= WRITTEN INSTRUCTION =
Return the material exactly, first line through the line containing "n_points = 289", and nothing more. Pictures stay out.

= SOURCE MATERIAL =
────────────────
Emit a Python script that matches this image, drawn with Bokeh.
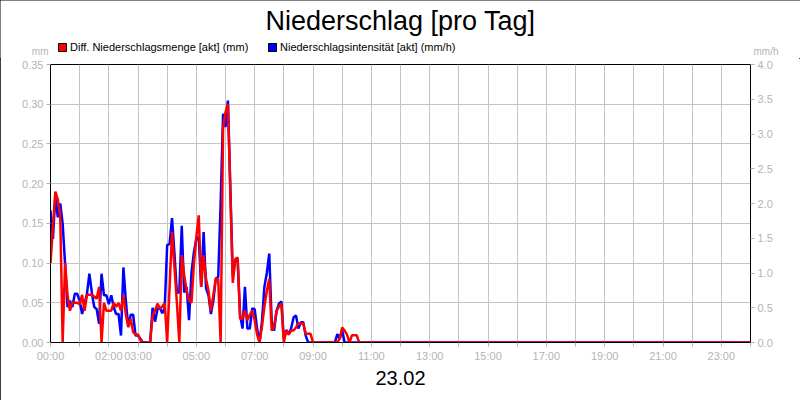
from bokeh.plotting import figure
from bokeh.layouts import column
from bokeh.models import (Range1d, LinearAxis, FixedTicker, NumeralTickFormatter,
                          Label, Legend, LegendItem)
from bokeh.embed import file_html
from bokeh.resources import INLINE

# ---------------- data ----------------
title_text = "Niederschlag [pro Tag]"
date_label = "23.02"
series_names = ["Diff. Niederschlagsmenge [akt] (mm)", "Niederschlagsintensität [akt] (mm/h)"]
step_minutes = 5
n_points = 289  # 00:00 .. 24:00 every 5 minutes

menge_mm = [
    0.10, 0.145, 0.19, 0.18, 0.16, 0.0, 0.10, 0.06, 0.04, 0.05, 0.05, 0.05,
    0.048, 0.06, 0.04, 0.06, 0.06, 0.06, 0.058, 0.055, 0.07, 0.0, 0.05, 0.04,
    0.04, 0.04, 0.05, 0.045, 0.05, 0.04, 0.06, 0.035, 0.02, 0.03, 0.013, 0.01,
    0.01, 0.003, 0.0, 0.0, 0.0, 0.0, 0.034, 0.04, 0.049, 0.043, 0.045, 0.05,
    0.0, 0.07, 0.139, 0.095, 0.05, 0.0, 0.11, 0.085, 0.065, 0.053, 0.05, 0.099,
    0.133, 0.16, 0.07, 0.11, 0.08, 0.065, 0.04, 0.06, 0.08, 0.08, 0.0, 0.27,
    0.29, 0.30, 0.19, 0.075, 0.105, 0.107, 0.03, 0.03, 0.04, 0.028, 0.035, 0.04,
    0.028, 0.01, 0.0, 0.02, 0.045, 0.065, 0.08, 0.015, 0.02, 0.04, 0.045, 0.049,
    0.0, 0.015, 0.01, 0.015, 0.015, 0.019, 0.024, 0.024, 0.024, 0.011, 0.011, 0.011,
    0.0, 0.0, 0.0, 0.0, 0.0, 0.0, 0.0, 0.0, 0.0, 0.0, 0.0, 0.005,
    0.019, 0.015, 0.01, 0.0, 0.009, 0.009, 0.009, 0.0,
]
intensitaet_mmh = [
    1.90, 1.49, 2.12, 1.80, 2.00, 1.71, 1.13, 0.51, 0.60, 0.51, 0.70, 0.70,
    0.60, 0.41, 0.55, 0.70, 0.99, 0.72, 0.51, 0.48, 0.27, 0.99, 0.68, 0.68,
    0.55, 0.68, 0.51, 0.41, 0.41, 0.10, 1.08, 0.60, 0.22, 0.40, 0.40, 0.10,
    0.10, 0.05, 0.0, 0.0, 0.0, 0.0, 0.50, 0.30, 0.48, 0.50, 0.42, 0.50,
    1.40, 1.42, 1.79, 1.28, 0.72, 0.72, 1.68, 0.72, 0.80, 0.32, 1.00, 1.30,
    1.49, 1.52, 0.80, 1.59, 0.78, 0.68, 0.41, 0.60, 0.92, 0.94, 2.00, 3.29,
    3.10, 3.48, 2.20, 0.95, 1.18, 1.18, 0.40, 0.20, 0.80, 0.20, 0.20, 0.49,
    0.48, 0.20, 0.0, 0.30, 0.80, 1.00, 1.28, 0.30, 0.17, 0.45, 0.56, 0.59,
    0.05, 0.18, 0.12, 0.20, 0.36, 0.39, 0.20, 0.29, 0.29, 0.10, 0.0, 0.0,
    0.0, 0.0, 0.0, 0.0, 0.0, 0.0, 0.0, 0.0, 0.0, 0.0, 0.12, 0.05,
    0.18, 0.0, 0.0, 0.0, 0.0, 0.0, 0.0, 0.0,
]
# rest of the day: no precipitation recorded
menge_mm = menge_mm + [0.0] * (n_points - len(menge_mm))
intensitaet_mmh = intensitaet_mmh + [0.0] * (n_points - len(intensitaet_mmh))
minutes = [i * step_minutes for i in range(n_points)]

left_ticks = [0.0, 0.05, 0.10, 0.15, 0.20, 0.25, 0.30, 0.35]
right_ticks = [0.0, 0.5, 1.0, 1.5, 2.0, 2.5, 3.0, 3.5, 4.0]
hour_ticks = [h * 60 for h in range(25)]
hour_labels = {0: "00:00", 120: "02:00", 180: "03:00", 300: "05:00", 420: "07:00",
               540: "09:00", 660: "11:00", 780: "13:00", 900: "15:00", 1020: "17:00",
               1140: "19:00", 1260: "21:00", 1380: "23:00"}
left_unit = "mm"
right_unit = "mm/h"

# ---------------- styling ----------------
FONT = "Liberation Sans"
GRAY_TXT = "#b4b4b4"
GRAY_TICK = "#b0b0b0"
GRID = "#c4c4c4"
W = 800
TOP_H = 58
CHART_H = 342
NAN = float("nan")

# ---- header strip: title, legend, units ----
head = figure(width=W, height=TOP_H, output_backend="svg", toolbar_location=None,
              x_range=Range1d(0, W), y_range=Range1d(TOP_H, 0),
              x_axis_type=None, y_axis_type=None, title_location=None,
              min_border_left=0, min_border_right=0, min_border_top=0, min_border_bottom=0)
head.frame_align = False
head.outline_line_color = None
head.xgrid.visible = False
head.ygrid.visible = False
head.background_fill_color = "white"
head.border_fill_color = "white"

head.add_layout(Label(x=400, y=20, text=title_text, text_align="center",
                      text_baseline="alphabetic", text_font=FONT,
                      text_font_size="27px", text_color="black"))
head.add_layout(Label(x=48, y=51, text=left_unit, text_align="right",
                      text_baseline="alphabetic", text_font=FONT,
                      text_font_size="10px", text_color=GRAY_TXT))
head.add_layout(Label(x=753, y=51, text=right_unit, text_align="left",
                      text_baseline="alphabetic", text_font=FONT,
                      text_font_size="10px", text_color=GRAY_TXT))

# legend swatches: renderers without drawable geometry
sq_red = head.quad(left=[NAN], right=[NAN], top=[NAN], bottom=[NAN],
                   fill_color="#ff0000", line_color="black")
sq_blue = head.quad(left=[NAN], right=[NAN], top=[NAN], bottom=[NAN],
                    fill_color="#0000ff", line_color="black")
legend = Legend(items=[LegendItem(label=series_names[0], renderers=[sq_red]),
                       LegendItem(label=series_names[1], renderers=[sq_blue])],
                location=(57, 5), orientation="horizontal",
                glyph_width=10, glyph_height=10, label_standoff=3,
                label_width=190, spacing=7, padding=0, margin=0,
                border_line_color=None, background_fill_alpha=0,
                label_text_font=FONT, label_text_font_size="11px",
                label_text_color="black")
head.add_layout(legend)

# ---- chart ----
p = figure(width=W, height=CHART_H, output_backend="svg", toolbar_location=None,
           x_range=Range1d(0, 1440), y_range=Range1d(0, 0.35),
           min_border_left=50, min_border_right=50, min_border_top=6,
           min_border_bottom=58, title_location=None)
p.frame_align = False
p.background_fill_color = "white"
p.border_fill_color = "white"
p.outline_line_color = "black"
p.outline_line_width = 1
p.extra_y_ranges = {"int": Range1d(0, 4.0)}

for ax in (p.xaxis[0], p.yaxis[0]):
    ax.axis_line_color = "black"
    ax.major_tick_line_color = GRAY_TICK
    ax.major_tick_out = 4
    ax.major_tick_in = 0
    ax.minor_tick_line_color = None
    ax.major_label_text_color = GRAY_TXT
    ax.major_label_text_font = FONT
    ax.major_label_text_font_size = "11px"
    ax.major_label_standoff = 3

p.yaxis[0].ticker = FixedTicker(ticks=left_ticks)
p.yaxis[0].formatter = NumeralTickFormatter(format="0.00")

p.xaxis[0].ticker = FixedTicker(ticks=hour_ticks)
p.xaxis[0].major_label_overrides = {t: hour_labels.get(t, "") for t in hour_ticks}
p.xaxis[0].axis_label = date_label
p.xaxis[0].axis_label_text_font = FONT
p.xaxis[0].axis_label_text_font_size = "20px"
p.xaxis[0].axis_label_text_font_style = "normal"
p.xaxis[0].axis_label_text_color = "black"
p.xaxis[0].axis_label_standoff = 6

rax = LinearAxis(y_range_name="int", ticker=FixedTicker(ticks=right_ticks),
                 formatter=NumeralTickFormatter(format="0.0"))
rax.axis_line_color = "black"
rax.major_tick_line_color = GRAY_TICK
rax.major_tick_out = 4
rax.major_tick_in = 0
rax.minor_tick_line_color = None
rax.major_label_text_color = GRAY_TXT
rax.major_label_text_font = FONT
rax.major_label_text_font_size = "11px"
rax.major_label_standoff = 3
p.add_layout(rax, "right")

p.xgrid.ticker = FixedTicker(ticks=hour_ticks)
p.ygrid.ticker = FixedTicker(ticks=left_ticks)
for g in (p.xgrid[0], p.ygrid[0]):
    g.grid_line_color = GRID
    g.grid_line_width = 1

p.line(minutes, intensitaet_mmh, y_range_name="int", line_color="#0000ff", line_width=2.5)
p.line(minutes, menge_mm, line_color="#ff0000", line_width=2.5)

layout = column(head, p, spacing=0, width=W, height=TOP_H + CHART_H)
layout.styles = {"outline": "1px solid black", "outline-offset": "-1px"}

open("out.html", "w").write(file_html(layout, INLINE))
────────────────
= SOLVED EXERCISE =
Emit a Python script that matches this image, drawn with Bokeh.
from bokeh.plotting import figure
from bokeh.layouts import column
from bokeh.models import (Range1d, LinearAxis, FixedTicker, NumeralTickFormatter,
                          Label, Legend, LegendItem)
from bokeh.embed import file_html
from bokeh.resources import INLINE

# ---------------- data ----------------
title_text = "Niederschlag [pro Tag]"
date_label = "23.02"
series_names = ["Diff. Niederschlagsmenge [akt] (mm)", "Niederschlagsintensität [akt] (mm/h)"]
step_minutes = 5
n_points = 289  # 00:00 .. 24:00 every 5 minutes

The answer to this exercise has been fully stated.